**Short problem:**
Reproduce the lines exactly, beginning with the line that has "Write a Python" and ending with the line that has "days = [0, 1, 2, 4, 7, 14]". Images are left out.

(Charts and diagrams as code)
------------------------------------
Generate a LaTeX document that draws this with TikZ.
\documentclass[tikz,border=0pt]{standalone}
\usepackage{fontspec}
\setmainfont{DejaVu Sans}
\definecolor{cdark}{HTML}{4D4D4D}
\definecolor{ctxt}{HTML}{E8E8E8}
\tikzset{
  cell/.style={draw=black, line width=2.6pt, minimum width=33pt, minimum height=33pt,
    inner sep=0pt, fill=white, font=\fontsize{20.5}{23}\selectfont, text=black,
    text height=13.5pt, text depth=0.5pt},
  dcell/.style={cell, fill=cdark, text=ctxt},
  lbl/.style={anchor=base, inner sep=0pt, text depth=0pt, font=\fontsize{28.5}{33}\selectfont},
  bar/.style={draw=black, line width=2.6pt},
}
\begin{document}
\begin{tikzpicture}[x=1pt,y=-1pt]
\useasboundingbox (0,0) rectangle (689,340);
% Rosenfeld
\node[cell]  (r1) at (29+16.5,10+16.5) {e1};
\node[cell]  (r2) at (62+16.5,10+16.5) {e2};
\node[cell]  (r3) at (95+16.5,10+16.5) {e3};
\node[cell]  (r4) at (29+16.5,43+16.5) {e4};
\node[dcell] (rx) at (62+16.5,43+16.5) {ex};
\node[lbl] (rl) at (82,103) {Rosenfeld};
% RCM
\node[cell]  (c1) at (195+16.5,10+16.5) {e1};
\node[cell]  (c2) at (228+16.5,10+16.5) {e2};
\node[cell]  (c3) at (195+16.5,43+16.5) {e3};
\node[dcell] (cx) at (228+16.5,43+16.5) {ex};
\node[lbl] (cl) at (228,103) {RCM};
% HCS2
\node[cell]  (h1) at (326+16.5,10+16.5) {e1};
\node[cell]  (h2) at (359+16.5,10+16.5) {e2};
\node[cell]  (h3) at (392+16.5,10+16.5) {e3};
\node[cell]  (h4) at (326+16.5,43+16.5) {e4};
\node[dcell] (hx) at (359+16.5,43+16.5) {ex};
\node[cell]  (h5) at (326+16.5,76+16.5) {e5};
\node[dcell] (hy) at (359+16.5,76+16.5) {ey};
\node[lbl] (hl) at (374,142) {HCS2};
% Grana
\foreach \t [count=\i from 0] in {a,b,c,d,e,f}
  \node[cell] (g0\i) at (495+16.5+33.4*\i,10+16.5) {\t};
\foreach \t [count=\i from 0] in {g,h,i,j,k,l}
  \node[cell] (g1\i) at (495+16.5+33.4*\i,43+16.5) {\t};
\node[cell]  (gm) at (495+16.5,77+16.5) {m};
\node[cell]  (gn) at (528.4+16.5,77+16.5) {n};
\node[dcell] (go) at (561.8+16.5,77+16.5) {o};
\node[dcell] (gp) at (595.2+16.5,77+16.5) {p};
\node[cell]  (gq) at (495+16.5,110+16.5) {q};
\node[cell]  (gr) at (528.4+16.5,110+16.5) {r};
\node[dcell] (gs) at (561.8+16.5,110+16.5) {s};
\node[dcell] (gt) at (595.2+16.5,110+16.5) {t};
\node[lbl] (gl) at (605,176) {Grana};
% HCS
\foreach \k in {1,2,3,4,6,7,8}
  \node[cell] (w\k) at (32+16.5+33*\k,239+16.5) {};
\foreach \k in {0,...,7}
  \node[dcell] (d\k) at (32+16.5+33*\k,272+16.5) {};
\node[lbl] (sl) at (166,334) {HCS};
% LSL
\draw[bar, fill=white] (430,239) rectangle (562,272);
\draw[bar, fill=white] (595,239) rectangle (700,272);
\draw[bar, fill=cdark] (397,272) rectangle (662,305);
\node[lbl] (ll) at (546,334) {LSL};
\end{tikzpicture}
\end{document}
------------------------------------
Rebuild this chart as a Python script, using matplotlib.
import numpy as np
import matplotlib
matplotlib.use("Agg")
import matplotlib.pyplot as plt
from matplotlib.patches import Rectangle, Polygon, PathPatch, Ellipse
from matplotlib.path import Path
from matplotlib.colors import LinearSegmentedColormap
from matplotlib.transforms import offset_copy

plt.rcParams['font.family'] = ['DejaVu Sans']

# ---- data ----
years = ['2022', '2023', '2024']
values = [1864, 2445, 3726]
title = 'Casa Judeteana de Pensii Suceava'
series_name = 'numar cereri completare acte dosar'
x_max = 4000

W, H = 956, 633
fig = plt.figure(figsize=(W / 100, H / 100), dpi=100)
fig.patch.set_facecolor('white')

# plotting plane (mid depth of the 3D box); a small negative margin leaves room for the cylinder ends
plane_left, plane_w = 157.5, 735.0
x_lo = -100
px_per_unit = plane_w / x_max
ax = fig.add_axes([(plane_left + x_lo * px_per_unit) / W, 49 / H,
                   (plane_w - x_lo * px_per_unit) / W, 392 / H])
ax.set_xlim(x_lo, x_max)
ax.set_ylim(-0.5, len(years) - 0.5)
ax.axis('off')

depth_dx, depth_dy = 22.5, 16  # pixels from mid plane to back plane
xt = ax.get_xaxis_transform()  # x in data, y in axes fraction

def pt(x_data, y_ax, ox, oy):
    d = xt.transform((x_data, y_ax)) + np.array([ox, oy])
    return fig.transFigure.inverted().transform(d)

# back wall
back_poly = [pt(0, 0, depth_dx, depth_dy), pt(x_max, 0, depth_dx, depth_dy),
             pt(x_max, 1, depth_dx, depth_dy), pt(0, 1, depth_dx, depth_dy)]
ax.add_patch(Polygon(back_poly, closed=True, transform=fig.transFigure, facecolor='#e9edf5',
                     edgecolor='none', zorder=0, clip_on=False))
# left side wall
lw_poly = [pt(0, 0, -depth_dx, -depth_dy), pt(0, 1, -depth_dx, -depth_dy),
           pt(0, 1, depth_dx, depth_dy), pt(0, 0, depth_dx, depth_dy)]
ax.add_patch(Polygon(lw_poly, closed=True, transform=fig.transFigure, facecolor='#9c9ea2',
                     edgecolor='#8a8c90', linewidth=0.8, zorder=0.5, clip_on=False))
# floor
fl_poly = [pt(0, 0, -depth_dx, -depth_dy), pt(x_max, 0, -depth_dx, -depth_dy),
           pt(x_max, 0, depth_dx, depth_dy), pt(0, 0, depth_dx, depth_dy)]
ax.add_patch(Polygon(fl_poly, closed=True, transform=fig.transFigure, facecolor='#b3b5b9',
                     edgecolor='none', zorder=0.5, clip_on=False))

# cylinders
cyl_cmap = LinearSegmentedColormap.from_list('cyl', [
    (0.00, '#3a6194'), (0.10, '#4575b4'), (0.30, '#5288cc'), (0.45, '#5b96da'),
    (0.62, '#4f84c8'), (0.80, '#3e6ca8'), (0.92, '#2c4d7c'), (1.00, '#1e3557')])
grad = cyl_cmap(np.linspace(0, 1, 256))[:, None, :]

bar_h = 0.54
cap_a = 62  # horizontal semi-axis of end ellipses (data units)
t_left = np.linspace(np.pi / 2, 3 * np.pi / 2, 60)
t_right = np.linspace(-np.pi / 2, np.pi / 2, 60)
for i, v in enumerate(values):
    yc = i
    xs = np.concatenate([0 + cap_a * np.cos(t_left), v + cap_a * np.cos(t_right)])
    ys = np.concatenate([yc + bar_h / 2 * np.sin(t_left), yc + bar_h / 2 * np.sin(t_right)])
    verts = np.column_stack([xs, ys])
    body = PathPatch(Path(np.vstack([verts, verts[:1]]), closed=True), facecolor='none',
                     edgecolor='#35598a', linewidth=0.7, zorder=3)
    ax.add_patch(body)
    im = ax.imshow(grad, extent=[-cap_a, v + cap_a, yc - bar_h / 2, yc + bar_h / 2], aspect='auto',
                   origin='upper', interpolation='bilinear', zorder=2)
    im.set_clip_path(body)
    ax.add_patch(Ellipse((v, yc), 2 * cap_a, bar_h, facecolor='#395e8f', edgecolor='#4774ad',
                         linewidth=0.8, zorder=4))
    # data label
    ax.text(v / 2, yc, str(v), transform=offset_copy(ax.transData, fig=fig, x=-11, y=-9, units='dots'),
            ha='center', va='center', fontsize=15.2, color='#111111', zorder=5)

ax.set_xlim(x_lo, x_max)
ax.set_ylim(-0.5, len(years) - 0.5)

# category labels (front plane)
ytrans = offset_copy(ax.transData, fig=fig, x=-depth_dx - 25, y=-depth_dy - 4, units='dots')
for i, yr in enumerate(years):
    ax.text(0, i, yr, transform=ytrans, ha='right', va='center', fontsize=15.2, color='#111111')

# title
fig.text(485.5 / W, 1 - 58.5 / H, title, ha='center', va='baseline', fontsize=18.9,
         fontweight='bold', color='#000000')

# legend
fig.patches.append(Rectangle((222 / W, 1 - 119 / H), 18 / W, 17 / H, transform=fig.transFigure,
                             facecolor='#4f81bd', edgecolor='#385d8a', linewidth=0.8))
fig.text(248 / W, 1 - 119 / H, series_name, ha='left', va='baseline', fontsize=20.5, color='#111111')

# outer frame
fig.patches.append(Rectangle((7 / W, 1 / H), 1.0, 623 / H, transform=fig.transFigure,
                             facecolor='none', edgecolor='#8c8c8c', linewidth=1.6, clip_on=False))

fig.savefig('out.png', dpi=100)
------------------------------------
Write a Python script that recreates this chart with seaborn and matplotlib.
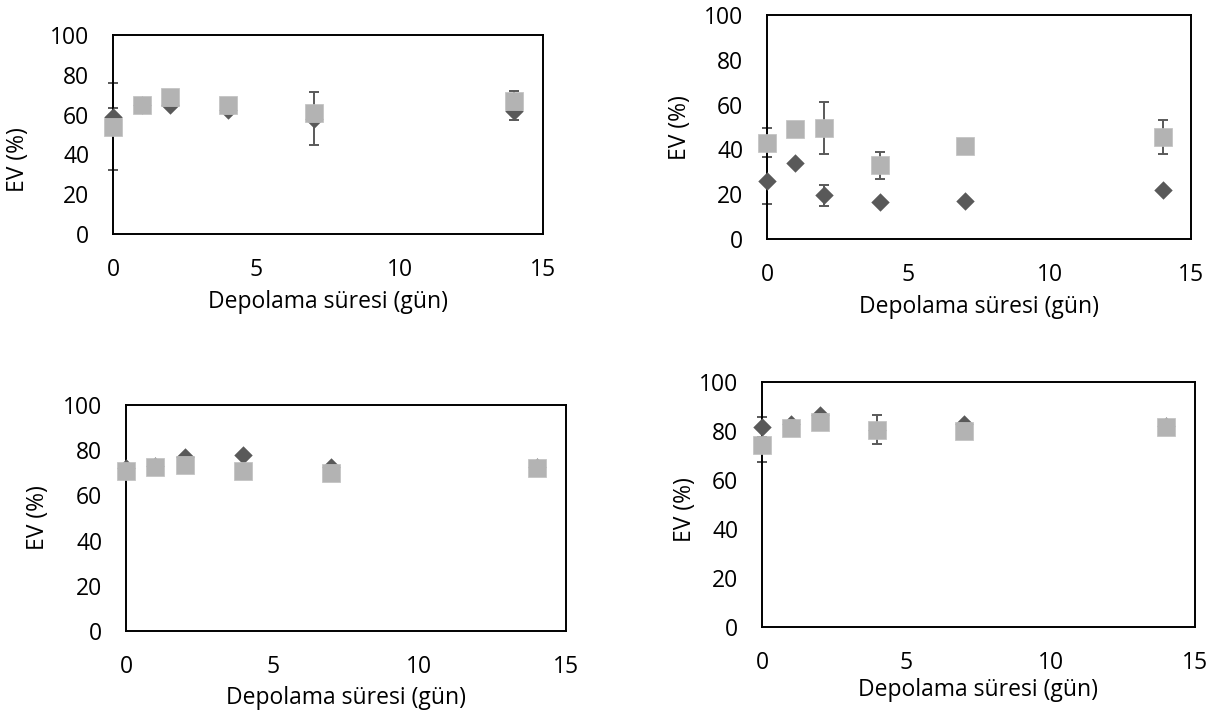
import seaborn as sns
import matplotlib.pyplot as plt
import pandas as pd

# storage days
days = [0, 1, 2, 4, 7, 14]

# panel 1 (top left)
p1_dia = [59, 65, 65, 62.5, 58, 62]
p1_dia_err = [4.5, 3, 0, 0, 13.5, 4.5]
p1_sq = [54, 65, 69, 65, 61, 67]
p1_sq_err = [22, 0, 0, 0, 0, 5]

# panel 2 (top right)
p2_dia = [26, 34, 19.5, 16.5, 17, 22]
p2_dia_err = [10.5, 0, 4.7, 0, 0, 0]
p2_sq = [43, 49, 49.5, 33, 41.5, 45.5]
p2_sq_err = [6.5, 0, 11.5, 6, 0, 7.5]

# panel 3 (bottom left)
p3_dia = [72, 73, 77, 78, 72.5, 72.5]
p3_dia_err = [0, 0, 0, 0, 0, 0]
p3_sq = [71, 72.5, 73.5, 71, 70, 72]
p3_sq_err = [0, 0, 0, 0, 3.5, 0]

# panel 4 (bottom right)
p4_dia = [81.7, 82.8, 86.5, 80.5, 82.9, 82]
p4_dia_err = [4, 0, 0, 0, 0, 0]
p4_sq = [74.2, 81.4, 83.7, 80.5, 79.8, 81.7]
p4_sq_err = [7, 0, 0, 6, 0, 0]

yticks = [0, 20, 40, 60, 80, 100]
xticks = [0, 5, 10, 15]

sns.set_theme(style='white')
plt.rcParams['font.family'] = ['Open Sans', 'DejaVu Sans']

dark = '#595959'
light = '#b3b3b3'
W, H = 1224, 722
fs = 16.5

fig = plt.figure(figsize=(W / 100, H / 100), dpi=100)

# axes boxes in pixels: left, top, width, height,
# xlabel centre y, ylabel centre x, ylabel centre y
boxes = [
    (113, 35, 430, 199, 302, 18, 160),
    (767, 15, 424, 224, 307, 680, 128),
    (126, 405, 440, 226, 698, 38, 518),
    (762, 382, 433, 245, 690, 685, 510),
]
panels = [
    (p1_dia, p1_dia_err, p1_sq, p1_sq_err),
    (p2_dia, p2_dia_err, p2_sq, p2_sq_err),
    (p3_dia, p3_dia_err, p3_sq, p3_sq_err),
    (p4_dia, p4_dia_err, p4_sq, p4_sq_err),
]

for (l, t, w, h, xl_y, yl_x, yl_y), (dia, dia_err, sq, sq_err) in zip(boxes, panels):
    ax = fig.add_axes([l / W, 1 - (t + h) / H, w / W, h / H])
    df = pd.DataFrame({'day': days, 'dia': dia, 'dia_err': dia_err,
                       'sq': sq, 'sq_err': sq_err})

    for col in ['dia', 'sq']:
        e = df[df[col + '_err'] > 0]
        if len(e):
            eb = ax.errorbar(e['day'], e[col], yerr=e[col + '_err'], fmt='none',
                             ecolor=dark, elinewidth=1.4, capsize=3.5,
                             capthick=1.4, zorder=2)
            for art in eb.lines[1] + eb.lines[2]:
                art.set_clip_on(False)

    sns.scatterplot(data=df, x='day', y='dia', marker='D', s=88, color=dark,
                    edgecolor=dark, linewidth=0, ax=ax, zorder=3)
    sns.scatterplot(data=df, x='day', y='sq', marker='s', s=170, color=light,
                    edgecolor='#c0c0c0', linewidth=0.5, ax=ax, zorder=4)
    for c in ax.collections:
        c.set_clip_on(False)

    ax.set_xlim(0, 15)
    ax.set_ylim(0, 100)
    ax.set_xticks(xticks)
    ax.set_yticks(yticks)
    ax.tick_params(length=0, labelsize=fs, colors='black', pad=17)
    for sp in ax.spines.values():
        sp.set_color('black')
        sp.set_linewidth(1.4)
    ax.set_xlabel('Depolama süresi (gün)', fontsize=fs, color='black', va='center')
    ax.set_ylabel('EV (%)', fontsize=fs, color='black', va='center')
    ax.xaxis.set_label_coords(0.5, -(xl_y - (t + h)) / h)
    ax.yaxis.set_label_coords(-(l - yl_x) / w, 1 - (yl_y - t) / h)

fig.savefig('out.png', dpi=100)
------------------------------------
**Solved problem:**
Write a Python script that recreates this chart with seaborn and matplotlib.
import seaborn as sns
import matplotlib.pyplot as plt
import pandas as pd

# storage days
days = [0, 1, 2, 4, 7, 14]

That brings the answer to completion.